Che dovrebbe fare l’esercito dei 4 milioni di partite Iva che in larga parte rappresentano una forma di precariato “privato”, numericamente pari a 5 o 10 volte il precariato “pubblico”? Di fronte a manovre di grande rigore adottate quasi pedissequamente seguendo i dettami dell’egemone europeo gli italiani, povera gente, hanno sempre più l’impressione che l’Europa sia una trappola mortale (e non hanno neppure tutti i torti “sic stantibus”) in cui una crisi sistemica è stata generata, forse inconsapevolmente, da chi credeva di poter impartire lezioni morali sulla pelle dei “maiali” del Sud Europa (Italia, Spagna, Portogallo, Grecia) senza capire, come capiscono perfettamente persino dei comuni “cravattari” o “usurai” che dir si voglia che un debitore morto non serve a nessuno, tanto meno al suo creditore. Così sarà sicuramente curioso vedere le reazioni dei titoli delle grandi banche e assicurazioni tedesche che nei mesi scorsi, da quanto emerso dalle trimestrali, avevano provato a scommettere nuovamente sui Btp italiani, ingolosite dal rally in atto ormai brutalmente concluso.
Ma sarà ancora più interessante capire, al di là dei posizionamenti tattici, cosa intende fare la “classe dirigente” italiana e quella europea. Se cercherà di dare finalmente una risposta alle domande della gente, offrendo se non una soluzione una speranza di futura ripresa da qui a qualche anno. O se si continuerà nella macabra gara a chi stacca per ultimo il piede dall’acceleratore prima di precipitare nel baratro. L’Italia è purtroppo un sistema vecchio, arterosclerotico, in grado di difendere (ogni volta un poco di meno) solo gli “insider” che hanno già un lavoro, hanno già una pensione, hanno già una mutua. In grado di assumere (magari in nero) camerieri e pizzaioli, operatori di call center e addetti ai fast food, ma incapace di darsi nuove regole che attraggano nuovi investimenti dall’estero, che sostengano le esportazioni italiane, che ridiano fiducia nel futuro e voglia di investire agli imprenditori grandi e piccoli italiani, che evitino l’ulteriore congelamento del credito.
Finché ci si concentrerà sui leader e sui loro protagonismi, sulle alleanze “a tavolino” e non sui programmi, il quadro è destinato a peggiorare e non a migliorare, i rendimenti sui titoli di stato (e quindi il peso degli interessi sul nostro debito) a risalire, gli spread a riallargarsi, aprendo nuovi buchi nel bilancio pubblico che rischiano di “chiamare” nuove tasse visto che, come hanno spiegato in questi giorni sia gli uomini del Credit Suisse sia quelli di Mediobanca, in Italia è più semplice aumentare le tasse che tagliare la spesa (che in ogni caso è difficile tagliare oltre certi livelli, nonostante la favoletta degli “enormi” sprechi e delle “enormi ruberie” che ogni tanto i pifferai magici di turno tornano a raccontare, confortati dalla tendenza nazionale a non effettuare alcuna verifica dei numeri citati o delle ipotesi descritte).
Veramente credete che i problemi dell’Italia si risolveranno mandando oppure no il signor Berlusconi al governo?
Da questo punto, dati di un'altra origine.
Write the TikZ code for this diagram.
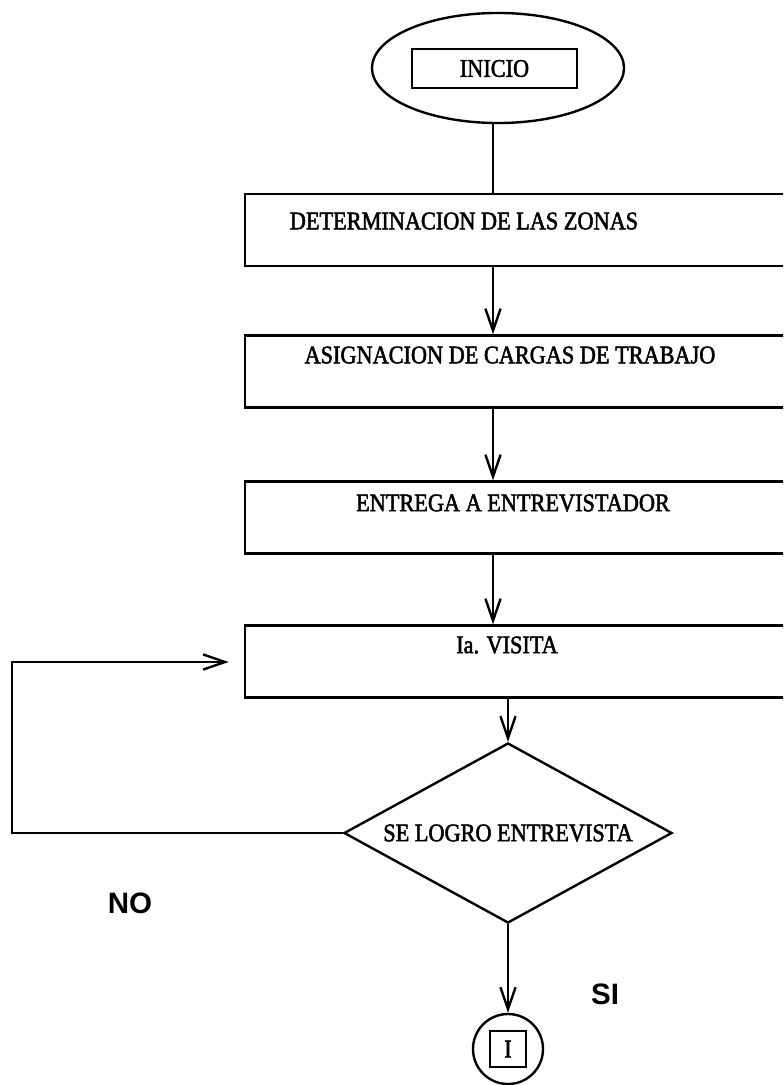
\documentclass[tikz,border=0pt]{standalone}
\usepackage{fontspec}
\setmainfont{Liberation Serif}
\newfontfamily\flowfont{Liberation Serif}[FakeStretch=0.88, FakeBold=2]
\newfontfamily\labelsans{Liberation Sans}
\usetikzlibrary{positioning, arrows.meta, shapes.geometric}

\begin{document}
\begin{tikzpicture}[x=0.025cm, y=-0.025cm, line width=1.7pt,
    procbox/.style={draw, rectangle, minimum width=13.875cm, minimum height=1.8cm, inner sep=0pt},
    boxlabel/.style={font=\flowfont\fontsize{18}{20}\selectfont, inner sep=0pt},
    answer/.style={font=\labelsans\bfseries\fontsize{21}{23}\selectfont, inner sep=0pt},
    flow/.style={-{Straight Barb[length=5.5mm, width=3.8mm]}}]
    % page frame, the boxes run past the right edge
    \clip (0,0) rectangle (783,1085);

    % start symbol
    \node[draw, ellipse, minimum width=6.3cm, minimum height=2.75cm] (start) at (498,68) {};
    \node[draw, minimum width=4.125cm, minimum height=0.975cm, boxlabel] (inicio) at (494.5,68.5) {INICIO};

    % process boxes
    \node[procbox] (zonas) at (522.5,230) {};
    \node[procbox] (cargas) at (522.5,371.5) {};
    \node[procbox] (entrega) at (522.5,517.5) {};
    \node[procbox] (visita) at (522.5,661.5) {};
    \node[boxlabel] (zonas-t) at (464,221) {DETERMINACION DE LAS ZONAS};
    \node[boxlabel] (cargas-t) at (510,355) {ASIGNACION DE CARGAS DE TRABAJO};
    \node[boxlabel] (entrega-t) at (513,503) {ENTREGA A ENTREVISTADOR};
    \node[boxlabel] (visita-t) at (507,645) {Ia. VISITA};

    % decision and off-page connector
    \node[draw, diamond, aspect=1.82, minimum width=8.2cm, minimum height=4.5cm, inner sep=0pt, boxlabel] (logro) at (508,833) {SE LOGRO ENTREVISTA};
    \node[draw, circle, minimum size=1.75cm, inner sep=0pt] (conn) at (508,1049) {};
    \node[draw, minimum size=0.9cm, inner sep=0pt, boxlabel] (conn-i) at (conn) {I};

    % answers
    \node[answer] (no) at (130,903) {NO};
    \node[answer] (si) at (605,994) {SI};

    % connectors
    \coordinate (spine) at (493,0);
    \coordinate (loop) at (12,662);
    \draw (start.south -| spine) -- (zonas.north -| spine);
    \draw[flow] (zonas.south -| spine) -- (cargas.north -| spine);
    \draw[flow] (cargas.south -| spine) -- (entrega.north -| spine);
    \draw[flow] (entrega.south -| spine) -- (visita.north -| spine);
    \draw[flow] (visita.south -| logro.north) -- (logro.north);
    \draw[flow] (logro.south) -- (conn.north);
    \draw[flow, shorten >=0.375cm] (logro.west) -| (loop) -- (visita.west |- loop);
\end{tikzpicture}
\end{document}
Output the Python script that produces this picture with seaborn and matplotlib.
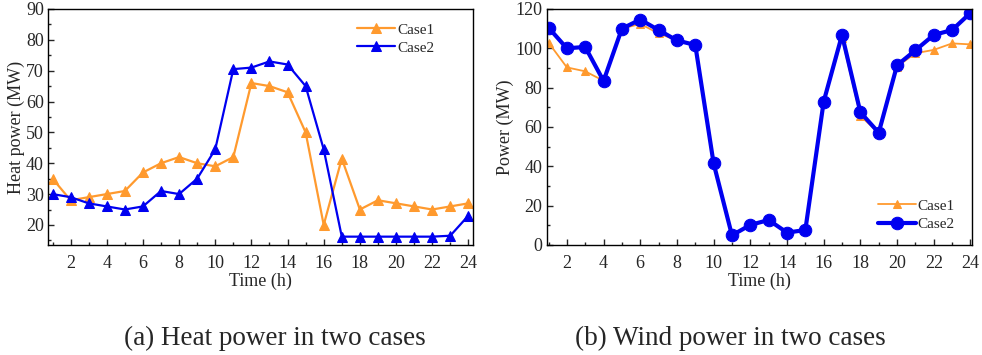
import numpy as np
import pandas as pd
import matplotlib
matplotlib.use("Agg")
import matplotlib.pyplot as plt
import seaborn as sns
from matplotlib.ticker import MultipleLocator

hours = list(range(1, 25))
heat_case1 = [35, 28, 29, 30, 31, 37, 40, 42, 40, 39, 42, 66, 65, 63, 50, 20, 41.5, 25, 28, 27, 26, 25, 26, 27]
heat_case2 = [30, 29, 27, 26, 25, 26, 31, 30, 35, 44.5, 70.5, 71, 73, 72, 65, 44.5, 16.2, 16.2, 16.2, 16.2, 16.2, 16.2, 16.5, 23]
wind_case1 = [102.9, 90.3, 88.3, 83.5, 110, 112.4, 107.6, 104, 101.7, 41.5, 4.9, 10.2, 12.7, 6.3, 7.6, 72.9, 105, 65.6, 57, 90.7, 97.5, 99.2, 102.5, 102]
wind_case2 = [110.5, 100, 100.7, 83.4, 110, 114.6, 109.3, 104, 101.7, 41.5, 4.9, 10.2, 12.7, 6.3, 7.6, 72.9, 106.8, 67.5, 57.1, 91.4, 99, 106.8, 109.3, 118]
x_ticks = list(range(2, 25, 2))

ORANGE = "#FF9A2E"
BLUE = "#0000F0"

sns.set_style("ticks")
plt.rcParams["font.family"] = ["Liberation Serif", "DejaVu Serif"]

fig = plt.figure(figsize=(9.82, 3.55), dpi=100)
ax1 = fig.add_axes([0.0489, 0.3099, 0.4328, 0.6648])
ax2 = fig.add_axes([0.5567, 0.3099, 0.4334, 0.6648])

df_heat = pd.DataFrame({"Time": hours, "Case1": heat_case1, "Case2": heat_case2})
df_wind = pd.DataFrame({"Time": hours, "Case1": wind_case1, "Case2": wind_case2})

sns.lineplot(data=df_heat, x="Time", y="Case1", ax=ax1, color=ORANGE, lw=1.6,
             marker="^", markersize=7, markeredgecolor=ORANGE, label="Case1")
sns.lineplot(data=df_heat, x="Time", y="Case2", ax=ax1, color=BLUE, lw=1.6,
             marker="^", markersize=7, markeredgecolor=BLUE, label="Case2")

sns.lineplot(data=df_wind, x="Time", y="Case1", ax=ax2, color=ORANGE, lw=1.3,
             marker="^", markersize=6, markeredgecolor=ORANGE, label="Case1")
sns.lineplot(data=df_wind, x="Time", y="Case2", ax=ax2, color=BLUE, lw=3.0,
             marker="o", markersize=9, markeredgecolor=BLUE, label="Case2")

ax1.set_xlim(0.75, 24.26)
ax1.set_ylim(13.5, 90)
ax1.yaxis.set_major_locator(MultipleLocator(10))
ax1.yaxis.set_minor_locator(MultipleLocator(5))
ax1.set_ylabel("Heat power (MW)", fontsize=13, labelpad=1)

ax2.set_xlim(0.9, 24.1)
ax2.set_ylim(0, 120)
ax2.yaxis.set_major_locator(MultipleLocator(20))
ax2.yaxis.set_minor_locator(MultipleLocator(10))
ax2.set_ylabel("Power (MW)", fontsize=13, labelpad=1)

for ax in (ax1, ax2):
    ax.set_xticks(x_ticks)
    ax.xaxis.set_minor_locator(MultipleLocator(1))
    ax.set_xlabel("Time (h)", fontsize=13, labelpad=1)
    ax.tick_params(which="major", direction="in", length=4, width=1, labelsize=13,
                   top=False, right=False)
    ax.tick_params(axis="x", which="major", pad=7)
    ax.tick_params(axis="y", which="major", pad=3)
    ax.tick_params(which="minor", direction="in", length=2, width=1, top=False, right=False)
    for s in ax.spines.values():
        s.set_visible(True)
        s.set_linewidth(1.0)
        s.set_color("black")

ax1.legend(loc="upper right", bbox_to_anchor=(0.93, 0.98), frameon=False, fontsize=11,
           handlelength=2.5, handletextpad=0.1, labelspacing=0.3, borderaxespad=0.2)
ax2.legend(loc="lower right", bbox_to_anchor=(0.98, 0.02), frameon=False, fontsize=11,
           handlelength=2.5, handletextpad=0.1, labelspacing=0.3, borderaxespad=0.2)

fig.text(0.280, 0.048, "(a) Heat power in two cases", ha="center", va="center", fontsize=19.5)
fig.text(0.744, 0.048, "(b) Wind power in two cases", ha="center", va="center", fontsize=19.5)

fig.savefig("out.png", dpi=100)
O mantenendo oppure no l’acqua pubblica? O acquistando oppure no gli F-35? O finanche alienando oppure no le auto blu? Aprite gli occhi e forse vedrete la realtà e resistete poi alla tentazione di chiuderli nuovamente per lo spettacolo pauroso che avrete davanti. Solo affrontando la realtà si potrà porre fine a una crisi che è dovuta principalmente a tutti noi e alla tendenza tutta italiana a rinviare sempre le soluzioni per tentare di preservare lo “status quo”. Altrimenti, buona crisi a tutti e un consiglio: chi può iscriva i propri figli a qualche scuola estera, o li mandi a fare i camerieri fuori dall’Italia. Almeno avrà dato loro una chanche.